### EXERCISE:
Repeat exactly, and only, the lines below starting at the line that contains "What D3.js code" and ending at the line that contains "65536, 131072, 262144, 524288, 1048576];", inclusive of both.

### DATASET RECORDS:
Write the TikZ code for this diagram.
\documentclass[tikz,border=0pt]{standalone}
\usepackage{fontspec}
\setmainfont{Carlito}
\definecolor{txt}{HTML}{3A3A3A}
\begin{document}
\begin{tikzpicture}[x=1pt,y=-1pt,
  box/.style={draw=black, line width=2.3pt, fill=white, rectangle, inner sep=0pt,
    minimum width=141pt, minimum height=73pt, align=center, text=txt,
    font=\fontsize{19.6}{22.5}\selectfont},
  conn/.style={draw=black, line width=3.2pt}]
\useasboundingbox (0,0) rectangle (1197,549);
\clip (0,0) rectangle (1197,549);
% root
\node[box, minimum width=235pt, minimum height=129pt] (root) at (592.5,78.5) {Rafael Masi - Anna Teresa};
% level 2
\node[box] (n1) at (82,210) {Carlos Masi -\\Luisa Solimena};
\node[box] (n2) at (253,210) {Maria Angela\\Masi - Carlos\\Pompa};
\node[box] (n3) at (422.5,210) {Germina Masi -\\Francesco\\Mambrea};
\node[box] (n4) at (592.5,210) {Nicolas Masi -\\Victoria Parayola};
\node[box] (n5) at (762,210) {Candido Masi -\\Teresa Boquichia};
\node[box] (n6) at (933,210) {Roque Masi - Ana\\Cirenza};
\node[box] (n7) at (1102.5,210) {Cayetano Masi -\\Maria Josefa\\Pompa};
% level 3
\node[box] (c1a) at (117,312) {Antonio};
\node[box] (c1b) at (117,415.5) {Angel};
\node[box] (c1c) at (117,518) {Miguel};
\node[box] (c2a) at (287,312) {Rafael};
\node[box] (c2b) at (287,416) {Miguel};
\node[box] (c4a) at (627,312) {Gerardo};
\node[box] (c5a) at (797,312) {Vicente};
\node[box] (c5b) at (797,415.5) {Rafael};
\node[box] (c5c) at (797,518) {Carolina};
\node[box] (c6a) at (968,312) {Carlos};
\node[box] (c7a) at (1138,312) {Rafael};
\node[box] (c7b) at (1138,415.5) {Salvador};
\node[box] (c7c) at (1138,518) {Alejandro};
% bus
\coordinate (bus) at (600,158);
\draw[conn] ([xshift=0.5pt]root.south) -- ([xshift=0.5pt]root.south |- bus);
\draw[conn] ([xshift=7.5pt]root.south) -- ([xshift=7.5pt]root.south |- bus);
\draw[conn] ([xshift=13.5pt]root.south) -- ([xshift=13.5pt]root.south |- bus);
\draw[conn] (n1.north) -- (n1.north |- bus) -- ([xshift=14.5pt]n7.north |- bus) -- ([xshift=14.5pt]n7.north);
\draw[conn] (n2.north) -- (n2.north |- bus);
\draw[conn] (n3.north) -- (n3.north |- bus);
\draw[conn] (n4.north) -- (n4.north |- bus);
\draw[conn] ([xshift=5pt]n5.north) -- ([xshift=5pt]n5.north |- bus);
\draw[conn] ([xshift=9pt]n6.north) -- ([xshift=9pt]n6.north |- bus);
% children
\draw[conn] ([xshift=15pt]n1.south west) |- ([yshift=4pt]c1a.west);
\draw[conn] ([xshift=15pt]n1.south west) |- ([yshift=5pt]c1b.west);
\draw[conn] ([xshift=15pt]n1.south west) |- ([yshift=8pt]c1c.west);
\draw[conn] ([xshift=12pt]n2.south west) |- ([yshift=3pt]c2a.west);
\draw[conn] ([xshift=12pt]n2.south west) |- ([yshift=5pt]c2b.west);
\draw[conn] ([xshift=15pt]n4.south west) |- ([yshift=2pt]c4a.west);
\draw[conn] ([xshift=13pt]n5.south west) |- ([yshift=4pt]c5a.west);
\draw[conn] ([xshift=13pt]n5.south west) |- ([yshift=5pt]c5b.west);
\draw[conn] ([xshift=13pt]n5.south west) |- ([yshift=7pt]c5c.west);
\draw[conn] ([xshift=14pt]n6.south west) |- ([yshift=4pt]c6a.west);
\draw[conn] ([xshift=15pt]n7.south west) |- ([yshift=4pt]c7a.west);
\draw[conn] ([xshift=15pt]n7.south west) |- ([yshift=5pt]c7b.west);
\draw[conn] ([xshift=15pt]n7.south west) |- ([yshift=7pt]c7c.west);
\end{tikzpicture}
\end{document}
* * *
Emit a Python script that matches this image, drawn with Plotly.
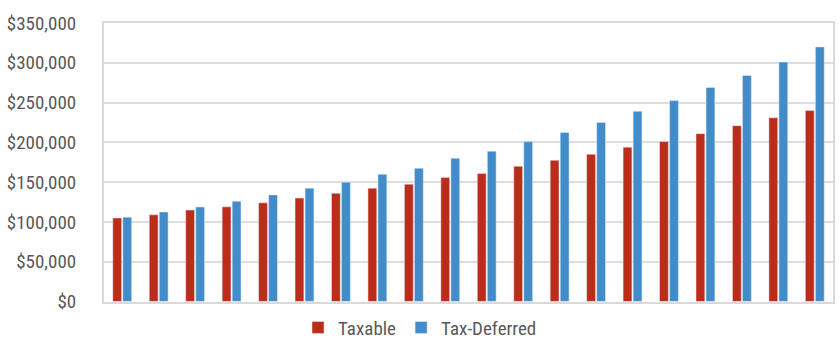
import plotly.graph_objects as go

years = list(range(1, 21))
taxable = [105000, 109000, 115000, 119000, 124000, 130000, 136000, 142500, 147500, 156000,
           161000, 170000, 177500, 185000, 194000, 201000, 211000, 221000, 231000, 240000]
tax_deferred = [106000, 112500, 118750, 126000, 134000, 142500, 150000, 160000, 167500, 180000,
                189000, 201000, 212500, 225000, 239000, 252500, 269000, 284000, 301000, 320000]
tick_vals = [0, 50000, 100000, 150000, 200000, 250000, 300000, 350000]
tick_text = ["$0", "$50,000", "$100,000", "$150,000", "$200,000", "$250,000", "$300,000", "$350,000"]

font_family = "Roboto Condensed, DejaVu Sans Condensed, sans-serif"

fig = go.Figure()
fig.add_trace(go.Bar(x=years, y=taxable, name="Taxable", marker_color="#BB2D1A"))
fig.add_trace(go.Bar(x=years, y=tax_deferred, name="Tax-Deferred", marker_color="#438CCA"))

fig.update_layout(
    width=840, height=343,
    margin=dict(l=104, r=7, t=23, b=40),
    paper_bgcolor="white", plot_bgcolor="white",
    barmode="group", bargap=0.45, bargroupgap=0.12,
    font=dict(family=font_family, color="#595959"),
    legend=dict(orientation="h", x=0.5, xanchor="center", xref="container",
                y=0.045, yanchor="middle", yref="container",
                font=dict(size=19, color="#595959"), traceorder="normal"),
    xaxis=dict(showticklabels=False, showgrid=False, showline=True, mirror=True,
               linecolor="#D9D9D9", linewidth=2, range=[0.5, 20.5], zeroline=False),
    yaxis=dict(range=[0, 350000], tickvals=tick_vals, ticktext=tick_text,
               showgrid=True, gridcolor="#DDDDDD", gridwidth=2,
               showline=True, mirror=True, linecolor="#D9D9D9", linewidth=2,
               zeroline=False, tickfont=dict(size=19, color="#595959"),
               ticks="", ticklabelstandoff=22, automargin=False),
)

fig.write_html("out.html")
---
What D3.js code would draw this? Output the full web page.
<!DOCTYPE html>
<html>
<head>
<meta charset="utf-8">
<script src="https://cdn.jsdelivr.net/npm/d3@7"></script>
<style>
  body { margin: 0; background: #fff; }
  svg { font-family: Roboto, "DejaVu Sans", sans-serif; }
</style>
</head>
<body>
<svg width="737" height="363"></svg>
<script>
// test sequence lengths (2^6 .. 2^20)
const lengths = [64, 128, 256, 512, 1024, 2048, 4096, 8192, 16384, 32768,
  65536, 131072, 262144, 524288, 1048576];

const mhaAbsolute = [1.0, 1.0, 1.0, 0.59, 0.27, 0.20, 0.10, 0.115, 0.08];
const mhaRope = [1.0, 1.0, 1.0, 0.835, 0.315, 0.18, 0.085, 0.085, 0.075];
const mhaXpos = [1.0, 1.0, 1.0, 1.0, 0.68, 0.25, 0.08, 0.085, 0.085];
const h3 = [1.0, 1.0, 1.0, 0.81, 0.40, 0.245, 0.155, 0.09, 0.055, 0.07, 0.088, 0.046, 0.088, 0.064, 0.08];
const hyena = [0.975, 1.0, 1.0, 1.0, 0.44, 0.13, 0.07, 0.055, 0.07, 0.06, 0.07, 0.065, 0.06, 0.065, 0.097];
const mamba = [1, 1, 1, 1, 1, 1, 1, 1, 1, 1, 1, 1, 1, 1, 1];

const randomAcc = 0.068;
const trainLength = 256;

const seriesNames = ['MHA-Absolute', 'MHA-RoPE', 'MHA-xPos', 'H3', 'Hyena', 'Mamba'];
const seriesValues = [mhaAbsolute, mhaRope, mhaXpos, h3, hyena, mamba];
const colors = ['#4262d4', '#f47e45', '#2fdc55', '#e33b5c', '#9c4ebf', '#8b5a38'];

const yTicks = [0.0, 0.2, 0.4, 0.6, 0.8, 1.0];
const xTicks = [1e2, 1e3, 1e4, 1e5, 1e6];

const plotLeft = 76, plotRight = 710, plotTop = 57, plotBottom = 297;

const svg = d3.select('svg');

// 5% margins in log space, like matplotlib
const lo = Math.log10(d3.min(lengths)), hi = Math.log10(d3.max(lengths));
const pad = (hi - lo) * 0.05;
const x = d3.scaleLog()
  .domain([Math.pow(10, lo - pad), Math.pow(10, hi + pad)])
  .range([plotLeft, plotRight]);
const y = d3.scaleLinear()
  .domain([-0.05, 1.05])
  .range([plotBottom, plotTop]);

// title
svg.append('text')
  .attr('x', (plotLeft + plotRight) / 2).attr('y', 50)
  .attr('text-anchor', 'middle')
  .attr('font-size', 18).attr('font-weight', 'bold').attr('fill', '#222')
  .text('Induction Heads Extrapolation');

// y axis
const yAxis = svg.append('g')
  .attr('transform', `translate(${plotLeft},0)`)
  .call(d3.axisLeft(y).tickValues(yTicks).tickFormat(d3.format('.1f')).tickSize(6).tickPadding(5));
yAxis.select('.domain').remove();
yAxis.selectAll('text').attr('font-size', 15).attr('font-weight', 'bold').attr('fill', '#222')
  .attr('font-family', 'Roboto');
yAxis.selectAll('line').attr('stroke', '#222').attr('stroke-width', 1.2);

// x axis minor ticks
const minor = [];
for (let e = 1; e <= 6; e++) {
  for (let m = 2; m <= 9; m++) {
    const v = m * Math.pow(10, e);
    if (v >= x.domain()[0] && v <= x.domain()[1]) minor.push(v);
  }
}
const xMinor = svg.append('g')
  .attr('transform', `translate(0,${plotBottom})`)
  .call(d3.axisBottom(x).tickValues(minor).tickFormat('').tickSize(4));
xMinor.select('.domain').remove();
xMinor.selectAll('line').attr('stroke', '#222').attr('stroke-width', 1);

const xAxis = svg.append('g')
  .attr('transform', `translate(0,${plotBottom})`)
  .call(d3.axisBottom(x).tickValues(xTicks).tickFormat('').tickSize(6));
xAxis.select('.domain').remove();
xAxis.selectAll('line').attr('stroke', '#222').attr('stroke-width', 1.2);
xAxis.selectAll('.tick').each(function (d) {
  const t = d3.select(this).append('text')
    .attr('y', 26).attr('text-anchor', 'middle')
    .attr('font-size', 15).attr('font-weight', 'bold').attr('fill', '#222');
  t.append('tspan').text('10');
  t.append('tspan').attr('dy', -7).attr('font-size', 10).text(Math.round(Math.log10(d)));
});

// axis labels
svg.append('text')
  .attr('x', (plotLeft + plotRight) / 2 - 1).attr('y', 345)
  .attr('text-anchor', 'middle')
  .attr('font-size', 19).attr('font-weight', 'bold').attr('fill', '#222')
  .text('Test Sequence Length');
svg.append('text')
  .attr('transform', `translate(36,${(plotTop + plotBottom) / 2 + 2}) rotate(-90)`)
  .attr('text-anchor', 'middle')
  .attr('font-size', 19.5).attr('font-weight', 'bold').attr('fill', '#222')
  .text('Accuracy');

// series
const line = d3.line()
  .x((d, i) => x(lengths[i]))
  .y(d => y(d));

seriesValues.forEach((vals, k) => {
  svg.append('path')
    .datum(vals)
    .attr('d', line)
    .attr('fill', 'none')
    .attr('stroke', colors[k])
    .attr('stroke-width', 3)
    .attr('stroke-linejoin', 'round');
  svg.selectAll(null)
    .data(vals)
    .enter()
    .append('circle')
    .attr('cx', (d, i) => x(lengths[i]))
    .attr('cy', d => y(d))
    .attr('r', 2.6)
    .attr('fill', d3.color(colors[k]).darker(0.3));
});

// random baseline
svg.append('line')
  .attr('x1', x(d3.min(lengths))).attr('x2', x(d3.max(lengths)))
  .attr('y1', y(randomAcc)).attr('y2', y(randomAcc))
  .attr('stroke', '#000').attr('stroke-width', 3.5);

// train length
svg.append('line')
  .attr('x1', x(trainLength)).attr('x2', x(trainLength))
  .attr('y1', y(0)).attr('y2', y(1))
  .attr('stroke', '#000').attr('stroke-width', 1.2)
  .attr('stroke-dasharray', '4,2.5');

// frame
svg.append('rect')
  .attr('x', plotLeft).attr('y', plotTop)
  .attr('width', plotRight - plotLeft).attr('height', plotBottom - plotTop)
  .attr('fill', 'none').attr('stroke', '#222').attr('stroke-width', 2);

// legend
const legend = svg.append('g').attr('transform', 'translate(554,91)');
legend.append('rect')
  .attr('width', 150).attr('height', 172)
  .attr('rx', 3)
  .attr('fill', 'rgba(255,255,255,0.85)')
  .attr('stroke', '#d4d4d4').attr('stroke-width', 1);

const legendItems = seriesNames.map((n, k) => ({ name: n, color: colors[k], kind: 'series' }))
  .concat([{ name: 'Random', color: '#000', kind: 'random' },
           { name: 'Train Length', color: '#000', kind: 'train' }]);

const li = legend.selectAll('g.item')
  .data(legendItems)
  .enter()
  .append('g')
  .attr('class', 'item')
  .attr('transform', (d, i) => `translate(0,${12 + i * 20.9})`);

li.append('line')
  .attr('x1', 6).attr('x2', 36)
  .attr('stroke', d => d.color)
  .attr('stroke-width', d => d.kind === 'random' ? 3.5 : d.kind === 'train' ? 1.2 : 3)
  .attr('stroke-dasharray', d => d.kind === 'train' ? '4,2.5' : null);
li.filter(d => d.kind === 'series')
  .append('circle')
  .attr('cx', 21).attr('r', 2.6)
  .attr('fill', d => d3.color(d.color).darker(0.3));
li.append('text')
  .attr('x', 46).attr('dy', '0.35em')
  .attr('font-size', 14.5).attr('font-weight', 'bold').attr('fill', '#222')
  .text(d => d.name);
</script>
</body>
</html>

### OUTPUT OF THE TASK:
What D3.js code would draw this? Output the full web page.
<!DOCTYPE html>
<html>
<head>
<meta charset="utf-8">
<script src="https://cdn.jsdelivr.net/npm/d3@7"></script>
<style>
  body { margin: 0; background: #fff; }
  svg { font-family: Roboto, "DejaVu Sans", sans-serif; }
</style>
</head>
<body>
<svg width="737" height="363"></svg>
<script>
// test sequence lengths (2^6 .. 2^20)
const lengths = [64, 128, 256, 512, 1024, 2048, 4096, 8192, 16384, 32768,
  65536, 131072, 262144, 524288, 1048576];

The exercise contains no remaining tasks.